== Given material ==
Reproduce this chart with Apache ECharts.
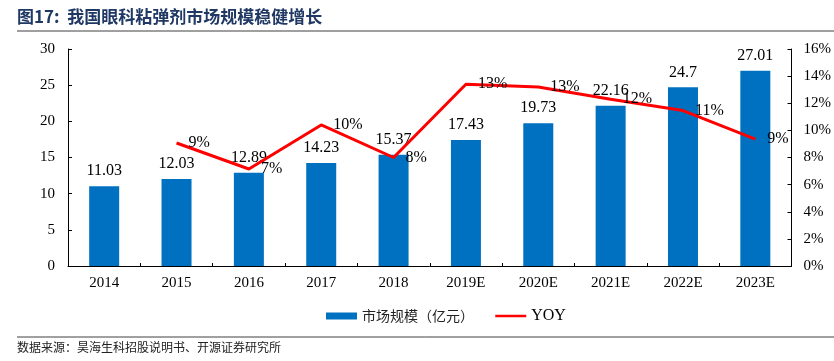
<!DOCTYPE html>
<html><head><meta charset="utf-8">
<script src="https://cdn.jsdelivr.net/npm/echarts@6/dist/echarts.min.js"></script>
<style>html,body{margin:0;padding:0;background:#fff}#c{width:834px;height:361px}</style>
</head><body><div id="c"></div>
<script>
const categories = ['2014','2015','2016','2017','2018','2019E','2020E','2021E','2022E','2023E'];
const marketSize = [11.03,12.03,12.89,14.23,15.37,17.43,19.73,22.16,24.7,27.01];
const yoy = [null,9.07,7.15,10.4,8.0,13.4,13.2,12.3,11.46,9.35];
const leftTicks = {min:0,max:30,interval:5};
const rightTicks = {min:0,max:16,interval:2};

const serif = '"Liberation Serif","Times New Roman",serif';
const cjk = '"Noto Sans CJK SC","Liberation Serif",serif';
const chart = echarts.init(document.getElementById('c'));
chart.setOption({
  animation:false,
  backgroundColor:'#fff',
  graphic:[
    {type:'text',left:17,top:8,style:{text:'图17:  我国眼科粘弹剂市场规模稳健增长',font:'bold 17px '+cjk,fill:'#1F3864'}},
    {type:'line',shape:{x1:17,y1:31,x2:834,y2:31},style:{stroke:'#404040',lineWidth:1.2}},
    {type:'line',shape:{x1:17,y1:337,x2:834,y2:337},style:{stroke:'#404040',lineWidth:1}},
    {type:'text',left:17,top:341,style:{text:'数据来源：昊海生科招股说明书、开源证券研究所',font:'12px '+cjk,fill:'#222'}}
  ],
  grid:{left:68,right:41,top:49,bottom:95},
  legend:{
    top:303,left:321,itemGap:20,
    textStyle:{fontFamily:cjk,fontSize:14,color:'#222'},
    data:[
      {name:'市场规模（亿元）',icon:'rect',itemStyle:{color:'#0070C0'}},
      {name:'YOY',itemStyle:{opacity:0},lineStyle:{width:2.5},textStyle:{fontFamily:serif,fontSize:16,color:'#000'}}
    ],
    itemWidth:31,itemHeight:7
  },
  xAxis:{
    type:'category',data:categories,
    axisLine:{lineStyle:{color:'#000',width:1}},
    axisTick:{show:true,inside:true,length:3,lineStyle:{color:'#000'}},
    axisLabel:{color:'#000',fontFamily:serif,fontSize:15,margin:10}
  },
  yAxis:[
    {type:'value',min:leftTicks.min,max:leftTicks.max,interval:leftTicks.interval,
     splitLine:{show:false},
     axisLine:{show:true,lineStyle:{color:'#000'}},
     axisTick:{show:true,inside:true,length:4,lineStyle:{color:'#000'}},
     axisLabel:{color:'#000',fontFamily:serif,fontSize:15,margin:13}},
    {type:'value',min:rightTicks.min,max:rightTicks.max,interval:rightTicks.interval,
     splitLine:{show:false},
     axisLine:{show:true,lineStyle:{color:'#000'}},
     axisTick:{show:true,inside:true,length:4,lineStyle:{color:'#000'}},
     axisLabel:{color:'#000',fontFamily:serif,fontSize:15,margin:12,formatter:'{value}%'}}
  ],
  series:[
    {name:'市场规模（亿元）',type:'bar',data:marketSize,barWidth:30,
     itemStyle:{color:'#0070C0'},
     label:{show:true,position:'top',distance:7,color:'#000',fontFamily:serif,fontSize:16}},
    {name:'YOY',type:'line',yAxisIndex:1,data:yoy,symbol:'circle',symbolSize:0,showSymbol:true,
     lineStyle:{color:'#FF0000',width:3},itemStyle:{color:'#FF0000'},
     label:{show:true,position:'right',distance:12,color:'#000',fontFamily:serif,fontSize:16,
       formatter:p=>Math.round(p.value)+'%'}}
  ]
});
</script></body></html>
===
- _Short exercise_: Produce an exact copy of each line of data, skipping embedded images.

- _Task result_:
Reproduce this chart with Apache ECharts.
<!DOCTYPE html>
<html><head><meta charset="utf-8">
<script src="https://cdn.jsdelivr.net/npm/echarts@6/dist/echarts.min.js"></script>
<style>html,body{margin:0;padding:0;background:#fff}#c{width:834px;height:361px}</style>
</head><body><div id="c"></div>
<script>
const categories = ['2014','2015','2016','2017','2018','2019E','2020E','2021E','2022E','2023E'];
const marketSize = [11.03,12.03,12.89,14.23,15.37,17.43,19.73,22.16,24.7,27.01];
const yoy = [null,9.07,7.15,10.4,8.0,13.4,13.2,12.3,11.46,9.35];
const leftTicks = {min:0,max:30,interval:5};
const rightTicks = {min:0,max:16,interval:2};

const serif = '"Liberation Serif","Times New Roman",serif';
const cjk = '"Noto Sans CJK SC","Liberation Serif",serif';
const chart = echarts.init(document.getElementById('c'));
chart.setOption({
  animation:false,
  backgroundColor:'#fff',
  graphic:[
    {type:'text',left:17,top:8,style:{text:'图17:  我国眼科粘弹剂市场规模稳健增长',font:'bold 17px '+cjk,fill:'#1F3864'}},
    {type:'line',shape:{x1:17,y1:31,x2:834,y2:31},style:{stroke:'#404040',lineWidth:1.2}},
    {type:'line',shape:{x1:17,y1:337,x2:834,y2:337},style:{stroke:'#404040',lineWidth:1}},
    {type:'text',left:17,top:341,style:{text:'数据来源：昊海生科招股说明书、开源证券研究所',font:'12px '+cjk,fill:'#222'}}
  ],
  grid:{left:68,right:41,top:49,bottom:95},
  legend:{
    top:303,left:321,itemGap:20,
    textStyle:{fontFamily:cjk,fontSize:14,color:'#222'},
    data:[
      {name:'市场规模（亿元）',icon:'rect',itemStyle:{color:'#0070C0'}},
      {name:'YOY',itemStyle:{opacity:0},lineStyle:{width:2.5},textStyle:{fontFamily:serif,fontSize:16,color:'#000'}}
    ],
    itemWidth:31,itemHeight:7
  },
  xAxis:{
    type:'category',data:categories,
    axisLine:{lineStyle:{color:'#000',width:1}},
    axisTick:{show:true,inside:true,length:3,lineStyle:{color:'#000'}},
    axisLabel:{color:'#000',fontFamily:serif,fontSize:15,margin:10}
  },
  yAxis:[
    {type:'value',min:leftTicks.min,max:leftTicks.max,interval:leftTicks.interval,
     splitLine:{show:false},
     axisLine:{show:true,lineStyle:{color:'#000'}},
     axisTick:{show:true,inside:true,length:4,lineStyle:{color:'#000'}},
     axisLabel:{color:'#000',fontFamily:serif,fontSize:15,margin:13}},
    {type:'value',min:rightTicks.min,max:rightTicks.max,interval:rightTicks.interval,
     splitLine:{show:false},
     axisLine:{show:true,lineStyle:{color:'#000'}},
     axisTick:{show:true,inside:true,length:4,lineStyle:{color:'#000'}},
     axisLabel:{color:'#000',fontFamily:serif,fontSize:15,margin:12,formatter:'{value}%'}}
  ],
  series:[
    {name:'市场规模（亿元）',type:'bar',data:marketSize,barWidth:30,
     itemStyle:{color:'#0070C0'},
     label:{show:true,position:'top',distance:7,color:'#000',fontFamily:serif,fontSize:16}},
    {name:'YOY',type:'line',yAxisIndex:1,data:yoy,symbol:'circle',symbolSize:0,showSymbol:true,
     lineStyle:{color:'#FF0000',width:3},itemStyle:{color:'#FF0000'},
     label:{show:true,position:'right',distance:12,color:'#000',fontFamily:serif,fontSize:16,
       formatter:p=>Math.round(p.value)+'%'}}
  ]
});
</script></body></html>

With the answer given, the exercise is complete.